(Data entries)
.....
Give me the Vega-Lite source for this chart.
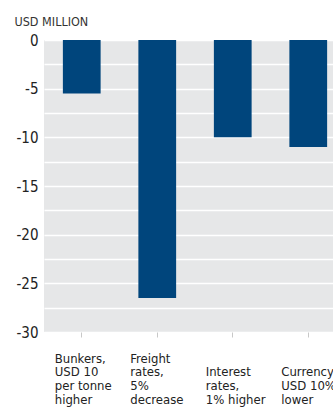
{
  "$schema": "https://vega.github.io/schema/vega-lite/v6.json",
  "autosize": "none",
  "padding": {"left": 44, "top": 40, "right": 0, "bottom": 76},
  "width": 302,
  "height": 292,
  "background": "white",
  "config": {
    "view": {"fill": "#e6e7e8", "stroke": null},
    "font": "Liberation Sans Narrow, DejaVu Sans Condensed, Roboto"
  },
  "data": {
    "values": [
      {"factor": "Bunkers", "value": -5.5},
      {"factor": "Freight", "value": -26.5},
      {"factor": "Interest", "value": -10},
      {"factor": "Currency", "value": -11}
    ]
  },
  "mark": {"type": "bar", "color": "#00457c"},
  "encoding": {
    "x": {
      "field": "factor",
      "type": "nominal",
      "sort": null,
      "scale": {"paddingInner": 0.5, "paddingOuter": 0.25},
      "axis": {
        "title": null,
        "domain": false,
        "grid": false,
        "ticks": true,
        "tickSize": 5,
        "tickColor": "#c8c8c8",
        "labelAngle": 0,
        "labelAlign": "left",
        "labelOffset": -27,
        "labelBaseline": "alphabetic",
        "labelPadding": 25,
        "labelFontSize": 13,
        "labelLineHeight": 13.7,
        "labelColor": "#222222",
        "labelBound": false,
        "labelOverlap": false,
        "labelExpr": "datum.value == 'Bunkers' ? ['Bunkers,', 'USD 10', 'per tonne', 'higher'] : datum.value == 'Freight' ? ['Freight', 'rates,', '5%', 'decrease'] : datum.value == 'Interest' ? ['', 'Interest', 'rates,', '1% higher'] : ['', 'Currency', 'USD 10%', 'lower']"
      }
    },
    "y": {
      "field": "value",
      "type": "quantitative",
      "scale": {"domain": [-30, 0], "nice": false},
      "axis": {
        "title": "USD MILLION",
        "titleAngle": 0,
        "titleAlign": "left",
        "titleBaseline": "alphabetic",
        "titleX": -30,
        "titleY": -15,
        "titleFontSize": 12.5,
        "titleFontWeight": "normal",
        "titleColor": "#333333",
        "values": [0, -2.5, -5, -7.5, -10, -12.5, -15, -17.5, -20, -22.5, -25, -27.5, -30],
        "labelExpr": "datum.value % 5 == 0 ? '' + datum.value : ''",
        "labelFontSize": 15,
        "labelColor": "#222222",
        "labelPadding": 6,
        "ticks": false,
        "domain": false,
        "grid": true,
        "gridColor": "#ffffff",
        "gridWidth": 1.5
      }
    }
  }
}
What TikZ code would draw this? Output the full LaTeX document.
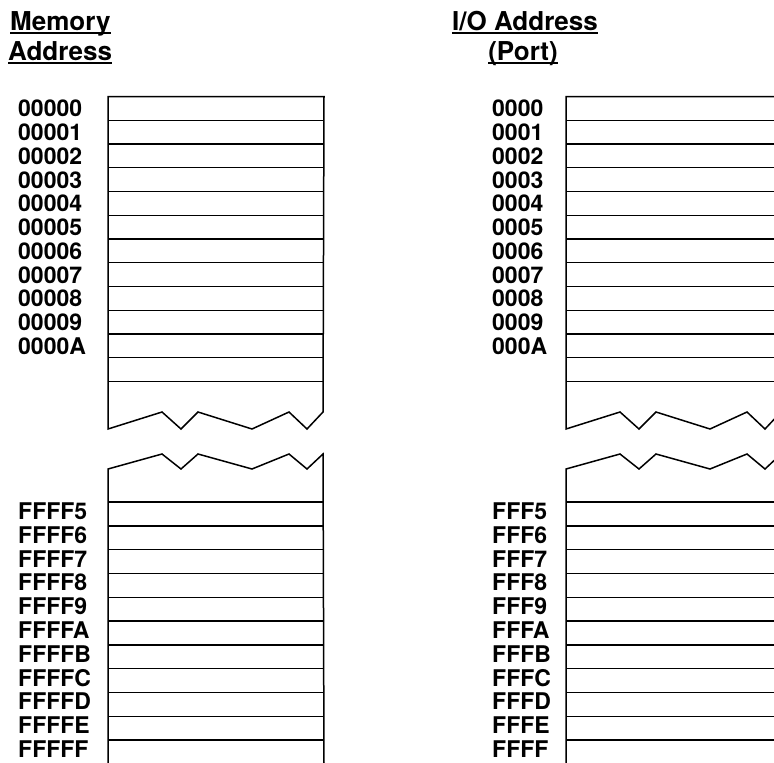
\documentclass[tikz,border=0pt]{standalone}
\usepackage{fontspec}
\setmainfont{TeX Gyre Heros}
\usetikzlibrary{positioning}
\tikzset{
  cim/.style={font=\fontsize{26}{26}\selectfont\bfseries,inner sep=0pt},
  cimke/.style={font=\fontsize{23}{23}\selectfont\bfseries,anchor=base west,inner sep=0pt},
  keret/.style={line width=1.5pt,line join=miter},
  sor/.style={line width=1.4pt},
  alah/.style={line width=2pt},
}

\begin{document}
\begin{tikzpicture}[x=1pt,y=-1pt]
  \useasboundingbox (0,0) rectangle (774,763);
  \clip (0,0) rectangle (774,763);
  % titles
  \node[cim,anchor=base west] (mem) at (10,30) {Memory};
  \node[cim,anchor=base west] (addr) at (8,60) {Address};
  \node[cim,anchor=base] (io) at (525,30) {I/O Address};
  \node[cim,anchor=base] (port) at (523,60) {(Port)};
  \foreach \t in {mem,addr,io,port}
    \draw[alah] ([yshift=-3pt]\t.base west) -- ([yshift=-3pt]\t.base east);
  % the two memory boxes, cut in the middle
  \foreach \x in {108,566} {
    \draw[keret] (\x,96.5) -- (\x,429) -- ++(54,-17) -- ++(19,17) -- ++(17,-17)
      -- ++(54,17) -- ++(37,-17) -- ++(18,17) -- ++(16,-17) -- (\x+216,96.5) -- cycle;
    \foreach \k in {1,...,12}
      \draw[sor] (\x,96.5+\k*23.75) -- (\x+216,96.5+\k*23.75);
    \draw[keret] (\x,764) -- (\x,469) -- ++(54,-15) -- ++(19,15) -- ++(17,-15)
      -- ++(54,15) -- ++(37,-15) -- ++(18,15) -- ++(16,-15) -- (\x+216,764);
    \foreach \k in {0,...,11}
      \draw[sor] (\x,502+\k*23.8) -- (\x+216,502+\k*23.8);
  }
  % addresses
  \foreach \c [count=\i from 0] in {00000,00001,00002,00003,00004,00005,00006,00007,00008,00009,0000A}
    \node[cimke] (m\i) at (18,{96.5+(\i+0.5)*23.75+8.5}) {\c};
  \foreach \c [count=\i from 0] in {FFFF5,FFFF6,FFFF7,FFFF8,FFFF9,FFFFA,FFFFB,FFFFC,FFFFD,FFFFE,FFFFF}
    \node[cimke] (n\i) at (18,{502+(\i+0.5)*23.8+5.5}) {\c};
  \foreach \c [count=\i from 0] in {0000,0001,0002,0003,0004,0005,0006,0007,0008,0009,000A}
    \node[cimke] (p\i) at (492,{96.5+(\i+0.5)*23.75+8.5}) {\c};
  \foreach \c [count=\i from 0] in {FFF5,FFF6,FFF7,FFF8,FFF9,FFFA,FFFB,FFFC,FFFD,FFFE,FFFF}
    \node[cimke] (q\i) at (492,{502+(\i+0.5)*23.8+5.5}) {\c};
\end{tikzpicture}
\end{document}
.....
#### [Required task]
Note every line above where the string "draw" shows up, and copy those lines.

#### [Answer for this exercise]
What TikZ code would draw this? Output the full LaTeX document.
    \draw[alah] ([yshift=-3pt]\t.base west) -- ([yshift=-3pt]\t.base east);
    \draw[keret] (\x,96.5) -- (\x,429) -- ++(54,-17) -- ++(19,17) -- ++(17,-17)
      \draw[sor] (\x,96.5+\k*23.75) -- (\x+216,96.5+\k*23.75);
    \draw[keret] (\x,764) -- (\x,469) -- ++(54,-15) -- ++(19,15) -- ++(17,-15)
      \draw[sor] (\x,502+\k*23.8) -- (\x+216,502+\k*23.8);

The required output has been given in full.